Vorbei war die „Instinktzeit“ der Seemänner

Nun können Sie sagen: Pure Nostalgie, ein Mann, der sich sentimental in die Vergangenheit flüchtet, statt in die Zukunft zu schreiten. Und vielleicht haben Sie recht. Aber sie haben auch unrecht, denn ich lebe seit dem Wecker wieder mehr in der Gegenwart. Ich höre wieder die Vögel magisch zwitschern im Hof, wo sie die Luft zu verändern scheinen. Ich merke, eine Frau liegt neben mir! Ich springe, nachdem ich mit einem Füller meine Träume zu Papier gebracht habe, voller Freude hochgemut aus dem Bett, in dem ich fest die Nacht durchgeschlafen habe. Mein Smartphone nehme ich erst nach dem Frühstück, nach dem Sport, womöglich ein, zwei Stunden nach dem Aufstehen überhaupt zur Hand. Im Schlafzimmer bin ich allein und halte es aus. Alles habe ich diesem Wecker zu verdanken.

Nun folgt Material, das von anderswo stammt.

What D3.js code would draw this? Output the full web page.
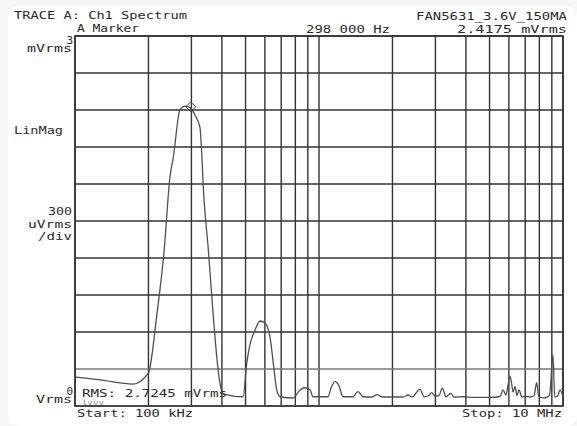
<!DOCTYPE html>
<html>
<head>
<meta charset="utf-8">
<script src="https://cdn.jsdelivr.net/npm/d3@7"></script>
<style>
  body { margin: 0; background: #fff; }
  svg { display: block; }
  text { font-family: "DejaVu Sans Mono", monospace; fill: #2b2b2b; }
</style>
</head>
<body>
<svg></svg>
<script>
// trace A, Ch1 spectrum (frequency in Hz, magnitude in uVrms)
const freqHz = [
  100e3, 127e3, 173e3, 200e3, 203e3, 216e3, 232e3, 245e3, 253e3, 269e3,
  282e3, 298e3, 310e3, 325e3, 338e3, 352e3, 369e3, 386e3, 397e3, 408e3,
  488e3, 506e3, 521e3, 547e3, 573e3, 601e3, 630e3, 651e3, 671e3, 692e3,
  783e3, 836e3, 876e3, 919e3, 945e3, 1.089e6, 1.12e6, 1.163e6, 1.208e6, 1.254e6,
  1.378e6, 1.445e6, 1.515e6, 1.649e6, 1.729e6, 1.812e6, 1.99e6, 2.21e6, 2.32e6, 2.405e6,
  2.594e6, 2.694e6, 2.798e6, 2.896e6, 2.988e6, 3.1e6, 3.202e6, 3.316e6, 3.466e6, 3.575e6,
  3.893e6, 4.3e6, 4.8e6, 5.02e6, 5.52e6, 5.676e6, 5.84e6, 5.95e6, 6.06e6, 6.15e6,
  6.24e6, 6.36e6, 6.48e6, 6.6e6, 6.79e6, 7.0e6, 7.32e6, 7.6e6, 7.8e6, 7.95e6,
  8.4e6, 8.8e6, 9.1e6, 9.25e6, 9.5e6, 9.72e6, 10e6
];
const traceUv = [
  235, 211, 178, 268, 316, 722, 1265, 1857, 2019, 2400,
  2432, 2417, 2359, 2262, 1670, 1265, 722, 292, 138, 97,
  75, 349, 495, 616, 689, 673, 559, 332, 130, 75,
  65, 130, 148, 130, 75, 75, 146, 197, 162, 75,
  75, 116, 75, 73, 93, 73, 73, 73, 89, 73,
  135, 75, 81, 108, 81, 85, 144, 75, 103, 73,
  75, 70, 70, 69, 77, 130, 89, 170, 243, 190,
  113, 156, 85, 130, 73, 80, 73, 81, 189, 75,
  65, 85, 414, 73, 81, 130, 73
];
const markerFreq = 298000;
const markerUv = 2417.5;

const yMaxUv = 3000;
const yStepUv = 300;

const svg = d3.select('svg').attr('width', 577).attr('height', 426);
const plot = {left: 75, right: 563, top: 36, bottom: 406};

// faint grey border strip like the screen capture
svg.append('rect').attr('x', 0).attr('y', 0).attr('width', 577).attr('height', 426).attr('fill', '#f6f6f6');
svg.append('rect').attr('x', 8).attr('y', 6).attr('width', 569).attr('height', 420).attr('rx', 10).attr('fill', '#fff');

const xScale = d3.scaleLog()
    .domain([freqHz[0], freqHz[freqHz.length - 1]])
    .range([plot.left, plot.right]);

const yScale = d3.scaleLinear()
    .domain([0, yMaxUv])
    .range([plot.bottom, plot.top]);

// grid
const grid = svg.append('g').classed('grid', true);
grid.selectAll('line.v')
    .data(xScale.ticks())
    .enter()
    .append('line')
        .attr('x1', d => xScale(d)).attr('x2', d => xScale(d))
        .attr('y1', plot.top).attr('y2', plot.bottom)
        .attr('stroke', '#333')
        .attr('stroke-width', 1.4);

grid.selectAll('line.h')
    .data(d3.range(0, yMaxUv + 1, yStepUv))
    .enter()
    .append('line')
        .attr('x1', plot.left).attr('x2', plot.right)
        .attr('y1', d => yScale(d)).attr('y2', d => yScale(d))
        .attr('stroke', d => d === yStepUv || d === 0 ? '#777' : '#333')
        .attr('stroke-width', 1.4);

svg.append('rect')
    .attr('x', plot.left).attr('y', plot.top)
    .attr('width', plot.right - plot.left).attr('height', plot.bottom - plot.top)
    .attr('fill', 'none').attr('stroke', '#333').attr('stroke-width', 1.6);

// trace
const line = d3.line()
    .x((d, i) => xScale(freqHz[i]))
    .y(d => yScale(d))
    .curve(d3.curveMonotoneX);

svg.append('path')
    .datum(traceUv)
    .attr('d', line)
    .attr('fill', 'none')
    .attr('stroke', '#505050')
    .attr('stroke-width', 1.3)
    .attr('stroke-linejoin', 'round');

// marker diamond
const mx = xScale(markerFreq), my = yScale(markerUv) - 1;
svg.append('path')
    .attr('d', `M${mx - 5},${my} L${mx},${my - 5} L${mx + 5},${my} L${mx},${my + 5} Z`)
    .attr('fill', 'none')
    .attr('stroke', '#444')
    .attr('stroke-width', 1);

// texts
function label(x, y, str, len, anchor) {
    let t = svg.append('text')
        .attr('x', x).attr('y', y)
        .attr('font-size', 11)
        .attr('text-anchor', anchor || 'start')
        .text(str);
    if (len) t.attr('textLength', len).attr('lengthAdjust', 'spacingAndGlyphs');
    return t;
}

label(14, 19, 'TRACE A: Ch1 Spectrum', 173);
label(77, 32, 'A Marker', 62);
label(306, 33, '298 000 Hz', 84);
label(416, 20, 'FAN5631_3.6V_150MA', 151);
label(457, 33, '2.4175 mVrms', 110);

label(73, 44, '3', null, 'end');
label(27, 52, 'mVrms', 45);
label(14, 134, 'LinMag', 49);
label(48, 215, '300', 24);
label(28, 228, 'uVrms', 44);
label(38, 240, '/div', 34);
label(73, 395, '0', null, 'end');
label(36, 403, 'Vrms', 36);

label(82, 397, 'RMS: 2.7245 mVrms', 145);
label(82, 405, 'lvvv', 22).attr('font-size', 7).style('fill', '#888');
label(77, 417, 'Start: 100 kHz', 116);
label(462, 417, 'Stop: 10 MHz', 100);
</script>
</body>
</html>
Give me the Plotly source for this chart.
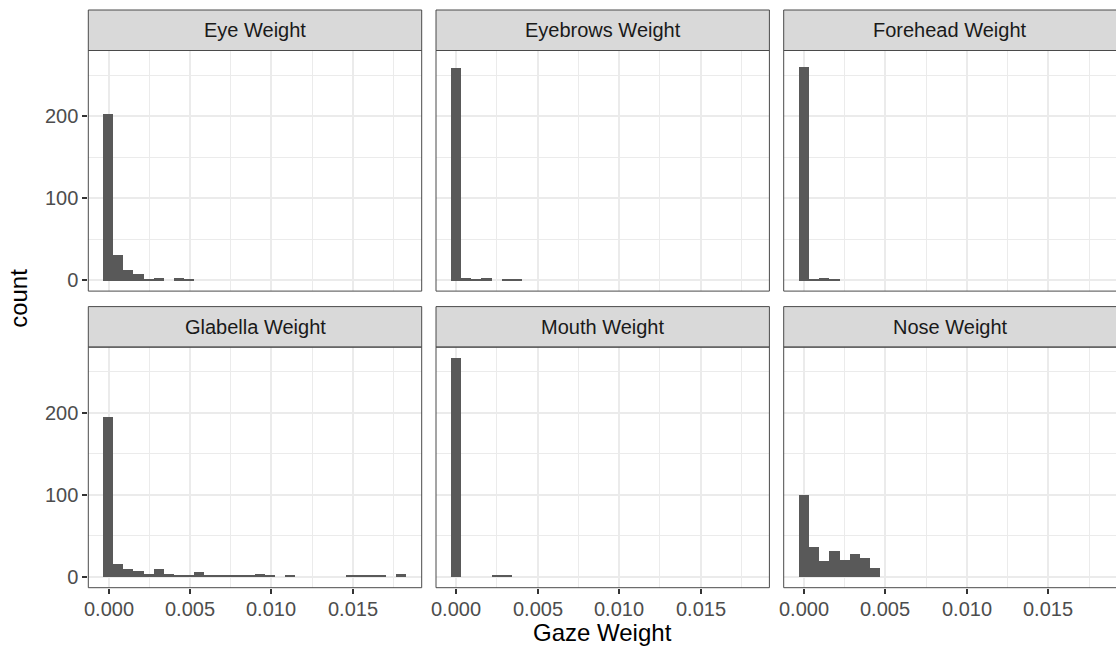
import plotly.graph_objects as go

# ---- data ----
bin_width = 0.00062
panel_titles = ["Eye Weight", "Eyebrows Weight", "Forehead Weight",
                "Glabella Weight", "Mouth Weight", "Nose Weight"]
eye = [204, 31, 13, 8, 1, 3, 0, 3, 1]
eyebrows = [259, 3, 1, 3, 0, 1, 1]
forehead = [261, 1, 3, 1]
glabella = [195, 16, 9, 7, 3, 9, 3, 1, 2, 6, 2, 2, 1, 1, 1, 3, 1, 0, 1,
            0, 0, 0, 0, 0, 1, 1, 1, 1, 0, 3]
mouth = [267, 0, 0, 0, 1, 1]
nose = [100, 36, 19, 31, 20, 28, 23, 10]
series = [eye, eyebrows, forehead, glabella, mouth, nose]

x_tickvals = [0.0, 0.005, 0.010, 0.015]
x_ticktext = ["0.000", "0.005", "0.010", "0.015"]
y_tickvals = [0, 100, 200]
y_ticktext = ["0", "100", "200"]

# ---- layout geometry (pixels) ----
W, H = 1116, 652
col_left = [88.3, 436.0, 783.7]
col_w = 333.4
row_strip_top = [10.0, 306.6]
strip_h = 40.5
panel_h = 240.6
xr = [-0.00124, 0.01922]
yr = [-13.35, 280.35]

FONT = "Liberation Sans, Arial, Helvetica, sans-serif"
GRID = "#EBEBEB"
BORDER = "#4a4a4a"

def px(x):
    return x / W

def py(y):
    return 1 - y / H

fig = go.Figure()
shapes = []
annotations = []

for i, (title, counts) in enumerate(zip(panel_titles, series)):
    r, c = divmod(i, 3)
    n = i + 1
    xa = "x" if n == 1 else f"x{n}"
    ya = "y" if n == 1 else f"y{n}"
    centers = [k * bin_width for k in range(len(counts))]
    fig.add_trace(go.Bar(x=centers, y=counts, width=bin_width,
                         marker=dict(color="#595959", line=dict(width=0)),
                         xaxis=xa, yaxis=ya, showlegend=False,
                         hovertemplate="%{x:.4f}: %{y}<extra></extra>"))
    x0 = col_left[c]
    x1 = min(x0 + col_w, W)
    st = row_strip_top[r]
    p0 = st + strip_h
    p1 = p0 + panel_h
    frac = (x1 - x0) / col_w
    rng_x = [xr[0], xr[0] + (xr[1] - xr[0]) * frac]
    xkey = "xaxis" if n == 1 else f"xaxis{n}"
    ykey = "yaxis" if n == 1 else f"yaxis{n}"
    bottom = (r == 1)
    left = (c == 0)
    fig.layout[xkey] = dict(
        domain=[px(x0), px(x1)], anchor=ya, range=rng_x, fixedrange=True,
        tickvals=x_tickvals, ticktext=x_ticktext, showticklabels=False,
        ticks="outside" if bottom else "", ticklen=5, tickwidth=1.5,
        tickcolor="#333333", showgrid=True, gridcolor=GRID, gridwidth=2,
        minor=dict(tickvals=[0.0025, 0.0075, 0.0125, 0.0175], showgrid=True,
                   gridcolor=GRID, gridwidth=1, ticks=""),
        zeroline=False, showline=False)
    fig.layout[ykey] = dict(
        domain=[py(p1), py(p0)], anchor=xa, range=yr, fixedrange=True,
        tickvals=y_tickvals, ticktext=y_ticktext, showticklabels=left,
        ticks="outside" if left else "", ticklen=5, tickwidth=1.5,
        tickcolor="#333333", showgrid=True, gridcolor=GRID, gridwidth=2,
        minor=dict(tickvals=[50, 150, 250], showgrid=True,
                   gridcolor=GRID, gridwidth=1, ticks=""),
        zeroline=False, showline=False,
        tickfont=dict(family=FONT, size=20, color="#4D4D4D"))
    if bottom:
        for tv, tt in zip(x_tickvals, x_ticktext):
            annotations.append(dict(text=tt, xref=xa, yref="paper",
                                    x=tv, y=py(p1 + 8), xanchor="center",
                                    yanchor="top", showarrow=False,
                                    font=dict(family=FONT, size=20, color="#4D4D4D")))
    # strip
    shapes.append(dict(type="rect", xref="paper", yref="paper",
                       x0=px(x0), x1=px(x1 if x1 < W else W + 2),
                       y0=py(p0), y1=py(st),
                       fillcolor="#D9D9D9", line=dict(color=BORDER, width=1),
                       layer="above"))
    # panel border
    shapes.append(dict(type="rect", xref="paper", yref="paper",
                       x0=px(x0), x1=px(x1 if x1 < W else W + 2),
                       y0=py(p1), y1=py(p0),
                       fillcolor="rgba(0,0,0,0)", line=dict(color=BORDER, width=1),
                       layer="above"))
    annotations.append(dict(text=title, xref="paper", yref="paper",
                            x=px(x0 + col_w / 2), y=py(st + strip_h / 2),
                            xanchor="center", yanchor="middle", showarrow=False,
                            font=dict(family=FONT, size=20, color="#1A1A1A")))

annotations.append(dict(text="Gaze Weight", xref="paper", yref="paper",
                        x=px((col_left[0] + col_left[2] + col_w) / 2), y=py(632),
                        xanchor="center", yanchor="middle", showarrow=False,
                        font=dict(family=FONT, size=24, color="#000000")))
annotations.append(dict(text="count", xref="paper", yref="paper",
                        x=px(19), y=py((row_strip_top[0] + row_strip_top[1] + strip_h + panel_h) / 2),
                        xanchor="center", yanchor="middle", showarrow=False,
                        textangle=-90,
                        font=dict(family=FONT, size=24, color="#000000")))

fig.update_layout(width=W, height=H, margin=dict(l=0, r=0, t=0, b=0),
                  paper_bgcolor="white", plot_bgcolor="white",
                  shapes=shapes, annotations=annotations, bargap=0,
                  font=dict(family=FONT))

fig.write_html("out.html")
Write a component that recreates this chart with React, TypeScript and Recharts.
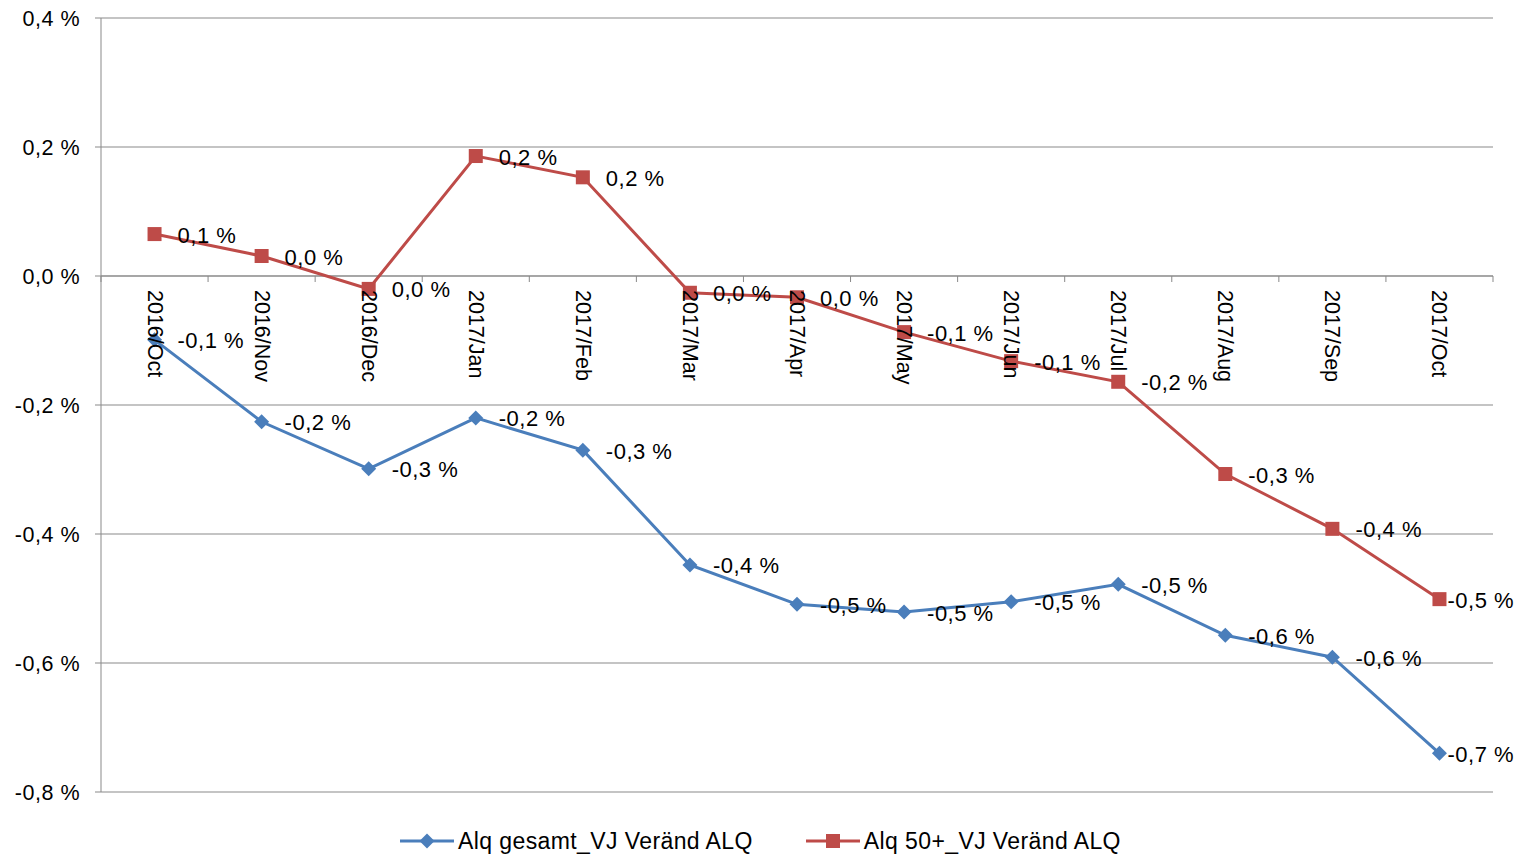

Nun geht die Sommerzeit los, eine Stunde früher aufstehen, abends bleibt es länger hell. Wann die mechanische Uhr genau erfunden wurde, ist unbekannt. Aber nicht wenige denken, dass sie die Welt mehr verändert habe als die Dampfmaschine. Vorbei war die „Instinktzeit“ der Seeleute, Hirten und Bauern, die noch auf einem natürlichen Zusammenspiel von Witterungs- und Lebensrhythmen beruhte. Ich glaube, dass das womöglich der nächste Schritt ist: ganz ohne Wecker. Aufwachen nach der „inneren Uhr“, lernen, ganz von selbst aufzuwachen. Wir haben noch viel vor. Schauen Sie, von wem Sie sich die Zeit anzeigen lassen.